K-12 education has long been a passion of mine – as a student, a tutor, a researcher, a board member for leading nonprofits and as part of the Walton Family Foundation. My passion is fueled by what I learn from students, parents, teachers, community leaders and academics. It is my privilege to introduce you to some of these individuals through Innovations in Education , a video series that explores first-hand groundbreaking work taking place across the country.
From Philadelphia to Oakland and stops in between, I’ve had the opportunity to talk with some of our country’s boldest innovators in education. Over the course of this series, you’ll meet:
- Susanna Loeb, a Stanford University researcher, who explains the achievement gap and why it matters, as well as pioneering educators at an Oakland high school who are changing the lives of the students they serve;
- Michael Cordell and Nicole Abera from The Learning Center in Washington, D.C., who are using a new approach to educate high-needs special education students;
- Kanitra Reed, a New Orleans mom whose employment benefits include a new kind of one-on-one counseling that helps her make informed education decisions for her kids;
- Papa Dia, who is leading a community of African immigrants in Colorado to push for more high-quality educational opportunities;
- Members of the McConduit family, who helped pioneer OneApp, allowing all New Orleans families to access educational opportunities; and
- Renowned character researcher Angela Duckworth, who teaches us how successful lifelong learners make decisions.

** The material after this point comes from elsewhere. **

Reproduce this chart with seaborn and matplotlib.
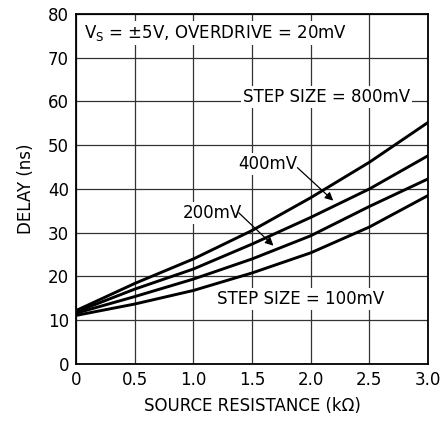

Our involvement in efforts to improve K-12 education spans nearly three decades. We’ve learned a lot in that time – most notably that we don’t have all the answers. So we look to brave leaders, such as the individuals featured in this series, to find solutions that improve education for all students. I invite you to join us on this journey and hope that together we can learn about these exciting innovations and how to make a positive difference in the lives of all children.